Because it’s better to be safe than sorry.

Image: Shutterstock/wk1003mike

WE TEND TO neglect it but with more of our information online, making sure our data is safe and secure is essential. Yet how many of us actually take the time to keep our accounts safe?

Password managers are a great way to keep your accounts secure, both on desktop and mobile. And now with their apps getting better and easier to manage, there’s little reason why you shouldn’t choose one.

Why it’s worth getting one

The more accounts you have, the harder it is to keep track of them. On top of your regular accounts, there are likely numerous other accounts to services that you used for a few minutes and then forgot about. That can put you and your data under serious risk.

We tend to underestimate just how much information we reveal and it really only takes one weak link to put most, if not all, of your information at risk.

That’s where password managers come into play. They keep all of your passwords safe – even generating new complex versions for good measure – and the improvements in apps and software means implementing them has become easier than ever.

Also, remembering one or two complex passwords is possible but the chances of you remembering numerous different complex passwords for multiple accounts is incredibly slim.

The alternative is to use the same password for two or more accounts, which is a very, very, very bad idea for a number of reasons.

Combine a complex password with two-step verification and all of a sudden, you have enough layers to keep your accounts incredibly secure.

Getting your accounts prepared

Make a note of all the services you’ve signed up to: A good way is to search through your email account or better yet, access your downloaded apps list. It’s likely that most accounts you’ve signed up for were through your phone.

Remove the accounts you don’t use: Remember when you signed up to Yo! all those months ago and haven’t checked it since? Yeah, it’s better to get rid of it instead of leaving it.

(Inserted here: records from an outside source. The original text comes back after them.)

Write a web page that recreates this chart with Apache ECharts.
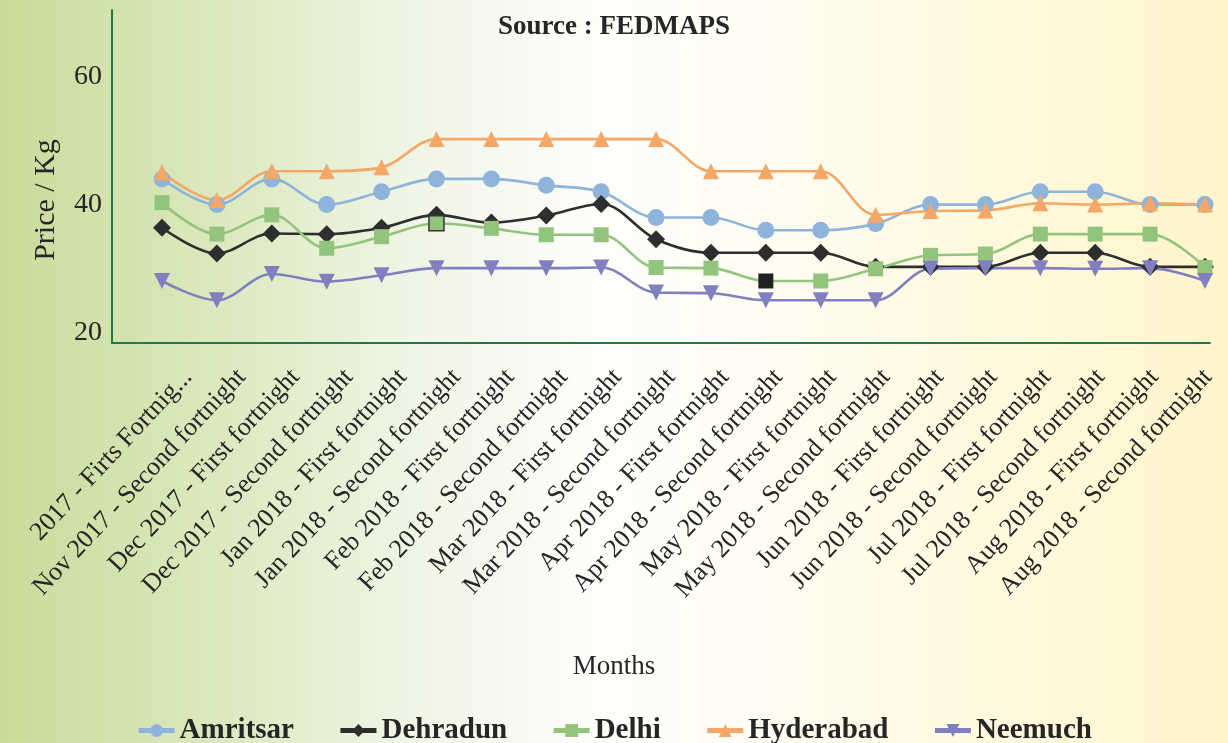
<!DOCTYPE html>
<html>
<head>
<meta charset="utf-8">
<title>Price / Kg by fortnight</title>
<script src="https://cdn.jsdelivr.net/npm/echarts@6/dist/echarts.min.js"></script>
<style>
  html, body { margin: 0; padding: 0; }
  #chart {
    width: 1228px;
    height: 743px;
    background: linear-gradient(to right, #c8dc9a 0%, #dce9bf 18%, #eef4e2 32%, #fdfdfb 48%, #fffdf3 62%, #fff9df 80%, #fff5cb 100%);
  }
</style>
</head>
<body>
<div id="chart"></div>
<script>
var months = [
  '2017 - Firts Fortnig...',
  'Nov 2017 - Second fortnight',
  'Dec 2017 - First fortnight',
  'Dec 2017 - Second fortnight',
  'Jan 2018 - First fortnight',
  'Jan 2018 - Second fortnight',
  'Feb 2018 - First fortnight',
  'Feb 2018 - Second fortnight',
  'Mar 2018 - First fortnight',
  'Mar 2018 - Second fortnight',
  'Apr 2018 - First fortnight',
  'Apr 2018 - Second fortnight',
  'May 2018 - First fortnight',
  'May 2018 - Second fortnight',
  'Jun 2018 - First fortnight',
  'Jun 2018 - Second fortnight',
  'Jul 2018 - First fortnight',
  'Jul 2018 - Second fortnight',
  'Aug 2018 - First fortnight',
  'Aug 2018 - Second fortnight'
]
var amritsar = [44, 40, 44, 40, 42, 44, 44, 43, 42, 38, 38, 36, 36, 37, 40, 40, 42, 42, 40, 40]
var dehradun = [36.4, 32.4, 35.5, 35.4, 36.4, 38.4, 37.2, 38.3, 40.1, 34.6, 32.5, 32.5, 32.5, 30.3, 30.3, 30.3, 32.5, 32.5, 30.3, 30.3]
var delhi = [40.3, 35.4, 38.4, 33.2, 35, 37.1, 36.3, 35.3, 35.3, 30.2, 30.1, 28.1, 28.1, 30, 32.1, 32.3, 35.4, 35.4, 35.4, 30.2]
var hyderabad = [45, 40.7, 45.2, 45.2, 45.8, 50.2, 50.2, 50.2, 50.2, 50.2, 45.2, 45.2, 45.2, 38.4, 39, 39.1, 40.2, 40, 40.2, 40]
var neemuch = [28.1, 25.1, 29.2, 28, 29, 30.1, 30.1, 30.1, 30.2, 26.3, 26.2, 25.1, 25.1, 25.1, 30, 30.1, 30.1, 30, 30.1, 28.1]
var yTicks = [20, 40, 60]

var font = 'Liberation Serif'
var ink = '#262626'
var axisGreen = '#1f7a4b'

function lineSeries (name, values, color, symbol, size, rotate) {
  return {
    name: name,
    type: 'line',
    xAxisIndex: 1,
    yAxisIndex: 1,
    smooth: 0.35,
    symbol: symbol,
    symbolSize: size,
    symbolRotate: rotate || 0,
    showAllSymbol: true,
    lineStyle: { color: color, width: 2.6 },
    itemStyle: { color: color, opacity: 1 },
    emphasis: { disabled: true },
    data: values
  }
}

// two odd Delhi markers in the source picture
var delhiData = delhi.map(function (v, i) {
  if (i === 11) return { value: v, itemStyle: { color: '#222' } }
  if (i === 5) return { value: v, itemStyle: { borderColor: '#333', borderWidth: 1.5 } }
  return v
})

var chart = echarts.init(document.getElementById('chart'))
var option = {
  backgroundColor: 'transparent',
  animation: false,
  textStyle: { fontFamily: font, color: ink },
  title: {
    text: 'Source : FEDMAPS',
    left: 'center',
    top: 9,
    textStyle: { fontFamily: font, fontSize: 27, fontWeight: 'bold', color: ink }
  },
  graphic: [
    {
      type: 'text',
      x: 46,
      y: 200,
      rotation: Math.PI / 2,
      style: { text: 'Price / Kg', font: '30px "Liberation Serif"', fill: ink, align: 'center', verticalAlign: 'middle' }
    },
    {
      type: 'text',
      x: 614,
      y: 667,
      style: { text: 'Months', font: '27px "Liberation Serif"', fill: ink, align: 'center', verticalAlign: 'middle' }
    }
  ],
  legend: {
    top: 711,
    left: 'center',
    itemWidth: 36,
    itemHeight: 16,
    itemGap: 44,
    lineStyle: { width: 5 },
    textStyle: { fontFamily: font, fontSize: 29, fontWeight: 'bold', color: ink },
    data: ['Amritsar', 'Dehradun', 'Delhi', 'Hyderabad', 'Neemuch']
  },
  grid: [
    // frame: the green axis lines
    { left: 112, right: 18, top: 10, bottom: 400 },
    // data
    { left: 162, right: 23, top: 12, bottom: 410 },
    // category labels
    { left: 188, right: 20, top: 12, bottom: 410 }
  ],
  xAxis: [
    {
      gridIndex: 0,
      type: 'value',
      min: 0,
      max: 1,
      axisLine: { show: true, onZero: false, lineStyle: { color: axisGreen, width: 2 } },
      axisTick: { show: false },
      axisLabel: { show: false },
      splitLine: { show: false }
    },
    {
      gridIndex: 1,
      type: 'category',
      boundaryGap: false,
      data: months,
      axisLine: { show: false },
      axisTick: { show: false },
      axisLabel: { show: false }
    },
    {
      gridIndex: 2,
      type: 'category',
      boundaryGap: false,
      data: months,
      axisLine: { show: false },
      axisTick: { show: false },
      axisLabel: {
        interval: 0,
        rotate: 47,
        margin: 40,
        fontFamily: font,
        fontSize: 26,
        color: ink
      }
    }
  ],
  yAxis: [
    {
      gridIndex: 0,
      type: 'value',
      min: 0,
      max: 1,
      axisLine: { show: true, onZero: false, lineStyle: { color: axisGreen, width: 2 } },
      axisTick: { show: false },
      axisLabel: { show: false },
      splitLine: { show: false }
    },
    {
      gridIndex: 1,
      type: 'value',
      min: 20,
      max: 70,
      interval: 20,
      offset: 50,
      axisLine: { show: false },
      axisTick: { show: false },
      splitLine: { show: false },
      axisLabel: {
        margin: 10,
        fontFamily: font,
        fontSize: 28,
        color: ink,
        showMaxLabel: false,
        formatter: function (v) { return yTicks.indexOf(v) >= 0 ? String(v) : '' }
      }
    },
    {
      gridIndex: 2,
      type: 'value',
      min: 20,
      max: 70,
      show: false
    }
  ],
  series: [
    lineSeries('Amritsar', amritsar, '#8eb4dc', 'circle', 17),
    lineSeries('Dehradun', dehradun, '#2e2e2e', 'diamond', 18),
    lineSeries('Delhi', delhiData, '#93c47d', 'rect', 15),
    lineSeries('Hyderabad', hyderabad, '#f4a766', 'triangle', 16),
    lineSeries('Neemuch', neemuch, '#8080c0', 'triangle', 16, 180)
  ]
}
chart.setOption(option)
</script>
</body>
</html>
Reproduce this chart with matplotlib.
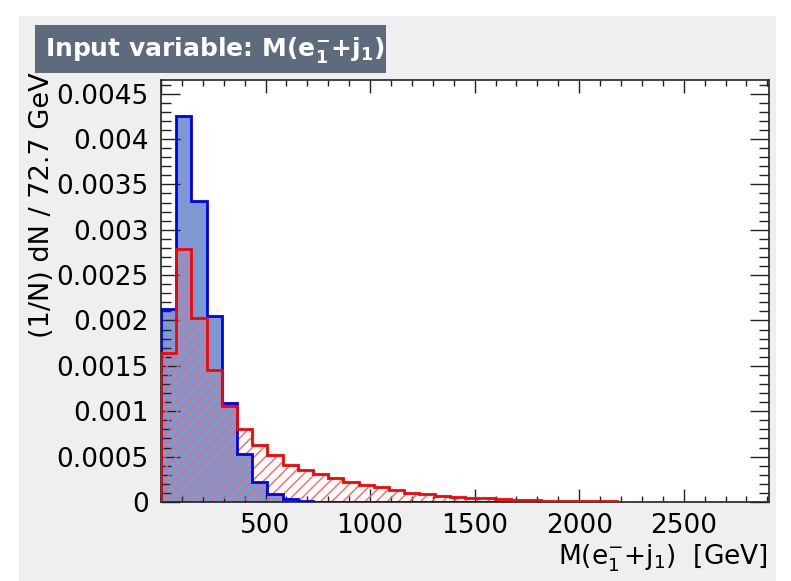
import numpy as np
import matplotlib.pyplot as plt
from matplotlib.patches import Rectangle
from matplotlib.ticker import MultipleLocator, FuncFormatter

plt.rcParams['font.family'] = ['DejaVu Sans']
plt.rcParams['mathtext.fontset'] = 'dejavusans'
plt.rcParams['mathtext.default'] = 'regular'
plt.rcParams['hatch.linewidth'] = 1.0

################################################################################

bin_width = 72.7
n_bins = 40
x_lo = 0.0

# signal (blue, filled), normalised per bin
signal = [0.00213, 0.00425, 0.00332, 0.00205, 0.00109, 0.00053, 0.00022,
          0.000092, 0.000028, 0.00001, 0.000004, 0.000002] + [0.0]*28
# background (red, hatched)
background = [0.00164, 0.00279, 0.00203, 0.001456, 0.001058, 0.000803,
              0.000626, 0.000523, 0.000413, 0.00035, 0.000305, 0.000264,
              0.00022, 0.000191, 0.000165, 0.000128, 0.000098, 0.000084,
              0.00007, 0.000058, 0.000047, 0.00004, 0.000032, 0.000025,
              0.00002, 0.000016, 0.000012, 0.00001, 0.000008, 0.000006,
              0.000005, 0.000004, 0.000003, 0.000003, 0.000002, 0.000002,
              0.000001, 0.000001, 0.000001, 0.000001]

title = r'Input variable: M($\mathbf{e^{-}_{1}}$+$\mathbf{j_{1}}$)'
xlabel = r'M($e^{-}_{1}$+$j_{1}$)  [GeV]'
ylabel = '(1/N) dN / 72.7 GeV'

################################################################################

W, H = 791, 581
fig = plt.figure(figsize=(W/100, H/100), dpi=100)
fig.patch.set_facecolor('white')

def px(x0, y0, x1, y1):
  # pixel box (top-left origin) -> figure fraction rect
  return (x0/W, 1-y1/H, (x1-x0)/W, (y1-y0)/H)

r = px(19, 16, 776, 581)
fig.patches.append(Rectangle(r[:2], r[2], r[3], transform=fig.transFigure,
                             facecolor='#efefef', edgecolor='none', zorder=-10))
r = px(35, 25, 386, 73)
fig.patches.append(Rectangle(r[:2], r[2], r[3], transform=fig.transFigure,
                             facecolor='#5d6b7d', edgecolor='none', zorder=-5))
fig.text(45/W, 1-50/H, title, color='white', fontsize=18, fontweight='bold',
         ha='left', va='center')

ax = fig.add_axes(px(161, 80, 769, 502))
ax.set_facecolor('white')

edges = x_lo + bin_width*np.arange(n_bins+1)
ax.stairs(signal, edges, fill=True, facecolor='#7d99d1', edgecolor='none', zorder=1)
ax.stairs(signal, edges, color='#0000ee', lw=2, zorder=3)
ax.stairs(background, edges, fill=True, facecolor='none', edgecolor='#ff6464',
          hatch='///', lw=0, zorder=2)
ax.stairs(background, edges, color='#ff0000', lw=2, zorder=4)

ax.set_xlim(edges[0], edges[-1])
ax.set_ylim(0, 0.00465)

ax.xaxis.set_major_locator(MultipleLocator(500))
ax.xaxis.set_minor_locator(MultipleLocator(100))
ax.yaxis.set_major_locator(MultipleLocator(0.0005))
ax.yaxis.set_minor_locator(MultipleLocator(0.0001))
ax.xaxis.set_major_formatter(FuncFormatter(lambda v, p: '' if v == 0 else f'{v:g}'))
ax.yaxis.set_major_formatter(FuncFormatter(lambda v, p: f'{v:.4f}'.rstrip('0').rstrip('.') if v else '0'))

ax.tick_params(which='both', direction='in', top=True, right=True, color='#222222')
ax.tick_params(axis='x', which='major', length=9.5, width=1, pad=8, labelsize=19)
ax.tick_params(axis='x', which='minor', length=4.5, width=1)
ax.tick_params(axis='y', which='major', length=13.5, width=1, pad=9, labelsize=19)
ax.tick_params(axis='y', which='minor', length=7, width=1)
for s in ax.spines.values():
  s.set_linewidth(1.2)
  s.set_color('#222222')

fig.text(768/W, 1-558/H, xlabel, fontsize=19, ha='right', va='center')
fig.text(42/W, 1-205/H, ylabel, fontsize=19.5, rotation=90, ha='center', va='center')

fig.savefig('out.png', dpi=100)
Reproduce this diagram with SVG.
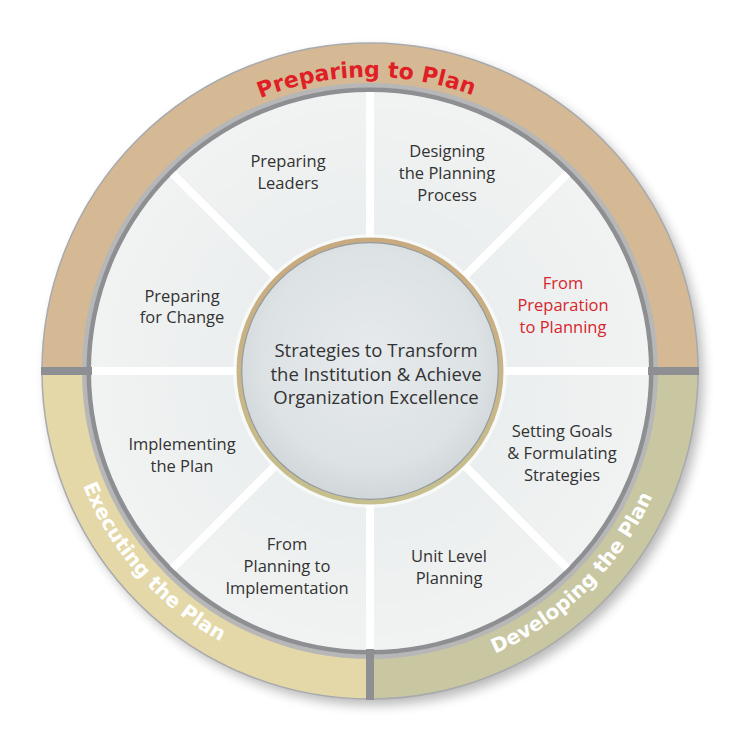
<svg xmlns="http://www.w3.org/2000/svg" width="750" height="750" viewBox="0 0 750 750">
  <defs>
    <filter id="shadow" x="-20%" y="-20%" width="140%" height="140%">
      <feGaussianBlur stdDeviation="6"/>
    </filter>
    <radialGradient id="centerFill" cx="50%" cy="45%" r="55%">
      <stop offset="0" stop-color="#e6eaec"/>
      <stop offset="0.75" stop-color="#dde2e5"/>
      <stop offset="1" stop-color="#cfd5d8"/>
    </radialGradient>
    <linearGradient id="centerRim" x1="0" y1="0" x2="0" y2="1">
      <stop offset="0" stop-color="#c8aa7e"/>
      <stop offset="0.5" stop-color="#c9b485"/>
      <stop offset="1" stop-color="#c6c08e"/>
    </linearGradient>
    <radialGradient id="segFill" cx="370" cy="371" r="280" gradientUnits="userSpaceOnUse">
      <stop offset="0.45" stop-color="#eaeeee"/>
      <stop offset="1" stop-color="#f1f3f2"/>
    </radialGradient>
    <path id="arcTop" d="M 76,371 A 294,294 0 0 1 664,371"/>
    <path id="arcBR" d="M 370,680 A 309,309 0 0 0 679,371"/>
    <path id="arcBL" d="M 61,371 A 309,309 0 0 0 370,680"/>
  </defs>
  <style>
    .seg path { fill: url(#segFill); }
    .lbl { font-family: "Open Sans", "Noto Sans", "DejaVu Sans", sans-serif; font-size: 16.5px; fill: #333333; text-anchor: middle; }
    .red { fill: #d7262e; }
    .ctr { font-family: "Open Sans", "Noto Sans", "DejaVu Sans", sans-serif; font-size: 18.5px; fill: #333333; text-anchor: middle; }
    .ring { fill: none; stroke-width: 40; }
    .ringtxt { font-family: "DejaVu Sans", "Verdana", sans-serif; font-weight: bold; text-anchor: middle; }
    .div line { stroke: #ffffff; stroke-width: 8; }
    .sep line { stroke: #8e8f93; stroke-width: 8; }
  </style>

  <!-- drop shadow -->
  <circle cx="375" cy="377" r="328" fill="#000000" opacity="0.28" filter="url(#shadow)"/>

  <!-- outer ring -->
  <g id="ring-preparing-to-plan">
    <path class="ring" d="M 62,371 A 308,308 0 0 1 678,371" stroke="#d5b995"/>
    <text class="ringtxt" font-size="22" fill="#e01e26"><textPath href="#arcTop" startOffset="49.6%">Preparing to Plan</textPath></text>
  </g>
  <g id="ring-developing-the-plan">
    <path class="ring" d="M 678,371 A 308,308 0 0 1 370,679" stroke="#c8c7a2"/>
    <text class="ringtxt" font-size="20" fill="#ffffff"><textPath href="#arcBR" startOffset="50%">Developing the Plan</textPath></text>
  </g>
  <g id="ring-executing-the-plan">
    <path class="ring" d="M 370,679 A 308,308 0 0 1 62,371" stroke="#e4d8a8"/>
    <text class="ringtxt" font-size="20" fill="#ffffff"><textPath href="#arcBL" startOffset="46%">Executing the Plan</textPath></text>
  </g>
  <circle cx="370" cy="371" r="328" fill="none" stroke="#a9aaad" stroke-width="1.5"/>
  <circle cx="370" cy="371" r="283.5" fill="#8e8f93"/>

  <!-- segments -->
  <g id="seg-preparing-leaders" class="seg">
    <path d="M370,371 L172.72,173.72 A279,279 0 0 1 370,92 Z"/>
    <text class="lbl"><tspan x="288" y="167">Preparing</tspan><tspan x="288" y="189">Leaders</tspan></text>
  </g>
  <g id="seg-designing" class="seg">
    <path d="M370,371 L370,92 A279,279 0 0 1 567.28,173.72 Z"/>
    <text class="lbl"><tspan x="447" y="157">Designing</tspan><tspan x="447" y="179">the Planning</tspan><tspan x="447" y="201">Process</tspan></text>
  </g>
  <g id="seg-from-preparation" class="seg">
    <path d="M370,371 L567.28,173.72 A279,279 0 0 1 649,371 Z"/>
    <text class="lbl red"><tspan x="563" y="289">From</tspan><tspan x="563" y="311">Preparation</tspan><tspan x="563" y="333">to Planning</tspan></text>
  </g>
  <g id="seg-setting-goals" class="seg">
    <path d="M370,371 L649,371 A279,279 0 0 1 567.28,568.28 Z"/>
    <text class="lbl"><tspan x="562" y="437">Setting Goals</tspan><tspan x="562" y="459">&amp; Formulating</tspan><tspan x="562" y="481">Strategies</tspan></text>
  </g>
  <g id="seg-unit-level" class="seg">
    <path d="M370,371 L567.28,568.28 A279,279 0 0 1 370,650 Z"/>
    <text class="lbl"><tspan x="449" y="562">Unit Level</tspan><tspan x="449" y="584">Planning</tspan></text>
  </g>
  <g id="seg-from-planning" class="seg">
    <path d="M370,371 L370,650 A279,279 0 0 1 172.72,568.28 Z"/>
    <text class="lbl"><tspan x="287" y="550">From</tspan><tspan x="287" y="572">Planning to</tspan><tspan x="287" y="594">Implementation</tspan></text>
  </g>
  <g id="seg-implementing" class="seg">
    <path d="M370,371 L172.72,568.28 A279,279 0 0 1 91,371 Z"/>
    <text class="lbl"><tspan x="182" y="450">Implementing</tspan><tspan x="182" y="472">the Plan</tspan></text>
  </g>
  <g id="seg-preparing-for-change" class="seg">
    <path d="M370,371 L91,371 A279,279 0 0 1 172.72,173.72 Z"/>
    <text class="lbl"><tspan x="182" y="302">Preparing</tspan><tspan x="182" y="323">for Change</tspan></text>
  </g>

  <!-- dividers -->
  <g id="connectors">
    <g class="div">
      <line x1="370" y1="371" x2="649" y2="371"/>
      <line x1="370" y1="371" x2="567.28" y2="568.28"/>
      <line x1="370" y1="371" x2="370" y2="650"/>
      <line x1="370" y1="371" x2="172.72" y2="568.28"/>
      <line x1="370" y1="371" x2="91" y2="371"/>
      <line x1="370" y1="371" x2="172.72" y2="173.72"/>
      <line x1="370" y1="371" x2="370" y2="92"/>
      <line x1="370" y1="371" x2="567.28" y2="173.72"/>
    </g>
    <g class="sep">
      <line x1="648" y1="371" x2="699" y2="371"/>
      <line x1="370" y1="649" x2="370" y2="700"/>
      <line x1="41" y1="371" x2="92" y2="371"/>
    </g>
  </g>

  <!-- center -->
  <g id="center">
    <circle cx="370" cy="371" r="137" fill="#ffffff" opacity="0.6"/>
    <circle cx="370" cy="371" r="131" fill="url(#centerFill)" stroke="url(#centerRim)" stroke-width="5"/>
    <circle cx="370" cy="371" r="128.3" fill="none" stroke="#959a9d" stroke-width="1.2"/>
    <text class="ctr"><tspan x="376" y="357">Strategies to Transform</tspan><tspan x="376" y="381">the Institution &amp; Achieve</tspan><tspan x="376" y="404">Organization Excellence</tspan></text>
  </g>
</svg>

Change the passwords for the accounts you use: All good password managers have a password generator which will generate random, complex versions for you to use. Make good use of it.

What’s out there?

So we’ve settled on the steps required to get you going so what now? The answer is to choose a password manager that will help you out. There are a wide collection of free and paid services, depending on how far you want to take it. Here are three to get you started.

1Password
For: PC, Mac, iOS, Android
Cost: Free

Probably one of the best password managers out there. Works across all platforms, compatible with all browsers, comes with a password generator to help you out and secure sharing makes this a great first step to locking your accounts down.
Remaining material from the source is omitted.